At the “Antitrust Applied: Examining Competition in App Stores” hearing that took place yesterday, music streaming service Spotify and Tinder-maker Match Group said Apple is abusing its market power to disadvantage its rivals.
“Apple abuses its dominant position as a gatekeeper of the App Store to insulate itself from competition and disadvantage rival services like Spotify,” said Horacio Gutierrez, Spotify’s Chief Legal Officer. He added that Apple’s restrictions on developers “are nothing more than an abusive power grab and a confiscation of the value created by others.”
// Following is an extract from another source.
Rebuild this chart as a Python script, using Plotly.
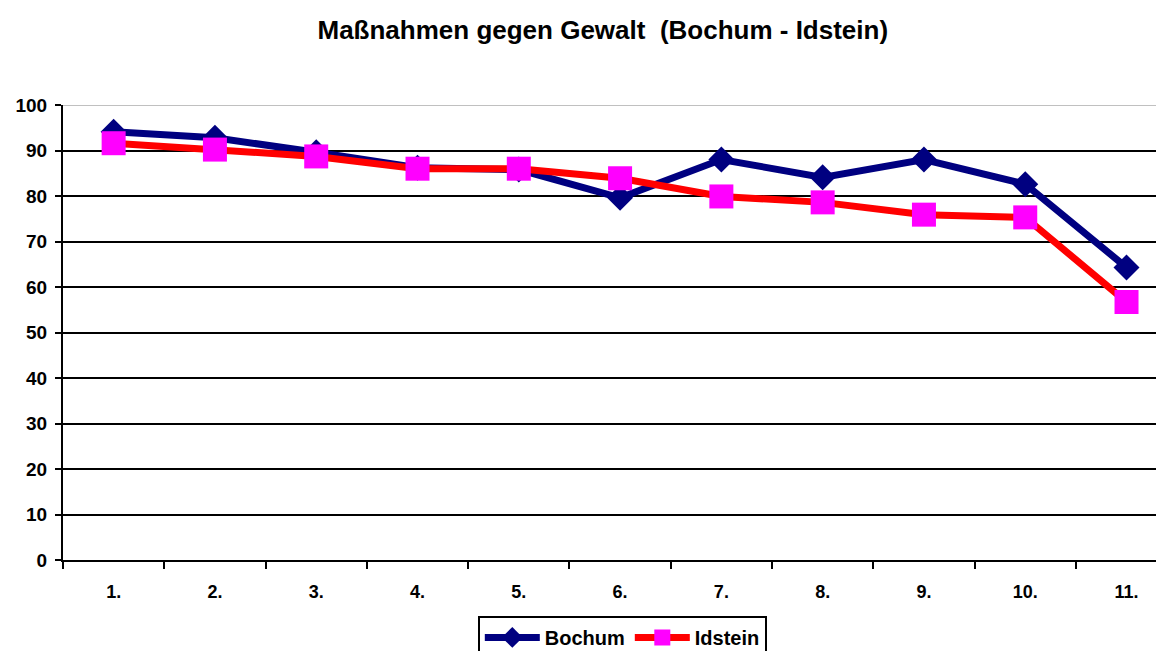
import plotly.graph_objects as go

categories = ["1.", "2.", "3.", "4.", "5.", "6.", "7.", "8.", "9.", "10.", "11."]
bochum = [94.1, 92.8, 89.6, 86.2, 85.8, 79.6, 88.0, 84.1, 88.0, 82.6, 64.3]
idstein = [91.6, 90.2, 88.7, 86.0, 86.0, 83.9, 79.9, 78.6, 75.9, 75.3, 56.7]

x = list(range(len(categories)))

fig = go.Figure()
fig.add_trace(go.Scatter(
    x=x, y=bochum, name="Bochum", mode="lines+markers",
    line=dict(color="#000080", width=7),
    marker=dict(symbol="diamond", size=20, color="#000080"),
))
fig.add_trace(go.Scatter(
    x=x, y=idstein, name="Idstein", mode="lines+markers",
    line=dict(color="#FF0000", width=7),
    marker=dict(symbol="square", size=24, color="#FF00FF"),
))

# top border of the plot area is grey in the original
fig.add_shape(type="line", xref="paper", x0=0, x1=1, yref="y", y0=100, y1=100,
              line=dict(color="#c0c0c0", width=2), layer="below")

# the page body adds an 8px offset, so margins are shifted to compensate
fig.update_layout(
    width=1164, height=651,
    margin=dict(l=55, r=8, t=97, b=99, autoexpand=False),
    paper_bgcolor="white", plot_bgcolor="white",
    font=dict(family="Arial", size=18, color="black", weight="bold"),
    title=dict(text="Maßnahmen gegen Gewalt  (Bochum - Idstein)",
               x=0.511, xanchor="center", y=0.966, yanchor="middle",
               font=dict(size=26, weight="bold")),
    showlegend=True,
    legend=dict(orientation="h", x=0.508, xanchor="center", y=-0.123, yanchor="top",
                bordercolor="black", borderwidth=2, font=dict(size=20, weight="bold"),
                itemwidth=55, tracegroupgap=0),
    xaxis=dict(
        range=[-0.5, 10.37], tickmode="array", tickvals=x, ticktext=categories,
        ticks="", showgrid=False, zeroline=False,
        showline=True, linecolor="black", linewidth=2,
        minor=dict(tickmode="array", tickvals=[i + 0.5 for i in range(-1, 11)],
                   ticks="outside", ticklen=7, tickwidth=2, tickcolor="black", showgrid=False),
        ticklabelstandoff=14,
    ),
    yaxis=dict(
        range=[0, 100], tickmode="array", tickvals=list(range(0, 101, 10)),
        ticks="outside", ticklen=6, tickwidth=2, tickcolor="black",
        showgrid=True, gridcolor="black", gridwidth=2,
        zeroline=False, showline=True, linecolor="black", linewidth=2,
        tickfont=dict(size=19), ticklabelstandoff=4,
    ),
)

fig.write_html("out.html")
Spotify’s fight with Apple first started when the iPhone maker launched its own music service. While Apple Music costs $9.99/per month, Spotify is not able to offer its service at this price as the App Store cuts 30% for in-app purchases. The music streaming company said during the hearing that it has no other options but to charge iOS users more, since Apple doesn’t allow alternative signup or payment options.
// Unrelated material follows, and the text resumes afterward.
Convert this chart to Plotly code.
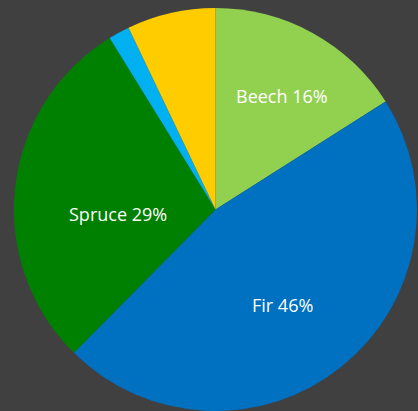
import math
import plotly.graph_objects as go

species = ["Beech", "Fir", "Spruce", "Larch", "Other"]
shares = [16.0, 46.4, 28.8, 1.7, 7.1]
labels_shown = ["Beech 16%", "Fir 46%", "Spruce 29%", "", ""]
colors = ["#92D050", "#0070C0", "#008000", "#00B0F0", "#FFCC00"]

W, H = 418, 411
ML, MR, MT, MB = 13, 0, 8, 0

fig = go.Figure(go.Pie(
    labels=species,
    values=shares,
    textinfo="none",
    sort=False,
    direction="clockwise",
    rotation=0,
    marker=dict(colors=colors, line=dict(width=0)),
    showlegend=False,
    hoverinfo="label+percent",
))

# label placement (style): radial fraction and pixel nudges per labelled slice
label_style = {
    "Beech": (0.65, 3, -1),
    "Fir": (0.57, -5, -6),
    "Spruce": (0.48, -1, -15),
}
pw, ph = W - ML - MR, H - MT - MB
R = min(pw, ph) / 2
total = sum(shares)
cum = 0.0
for name, val, txt in zip(species, shares, labels_shown):
    mid = (cum + val / 2) / total * 2 * math.pi
    cum += val
    if not txt:
        continue
    f, xs, ys = label_style[name]
    dx = f * R * math.sin(mid)
    dy = f * R * math.cos(mid)
    fig.add_annotation(
        x=0.5 + dx / pw, y=0.5 + dy / ph, xref="paper", yref="paper",
        text=txt, showarrow=False, xshift=xs, yshift=ys,
        font=dict(family="Open Sans", size=18, color="white"),
        xanchor="center", yanchor="middle",
    )

fig.update_layout(
    width=W, height=H,
    margin=dict(l=ML, r=MR, t=MT, b=MB),
    paper_bgcolor="#404040",
    plot_bgcolor="#404040",
)
fig.write_html(
    "out.html",
    config={"displayModeBar": False},
    post_script="document.body.style.margin='0';document.body.style.background='#404040';",
)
In the meantime, Tinder-maker Match Group complained that it requested to add ID verification rules to improve its app’s safety in Taiwan, however Apple doesn’t allow it. The company contacted an Apple executive who allegedly said “You owe us every dime you’ve made“.
Apple’s Chief Compliance Officer Kyle Andeer appeared at the hearing to defend the iPhone-maker. Andeer said that strict App Store rules are meant to meet privacy, safety and performance standards.
Apple has also been in a fight with Epic Games since the game developer’s popular title Fortnite was removed from the App Store (also from the Play Store) last year after Epic rolled out its own payment service that bypassed the 30% fee.
Epic Games Chief Executive Tim Sweeney and Apple’s App Store chief Phil Schiller will attend an antitrust trial starting May 3 in Oakland, California. U.S. Judge Yvonne Gonzalez Rogers said on Wednesday that no cameras would be allowed during the trial.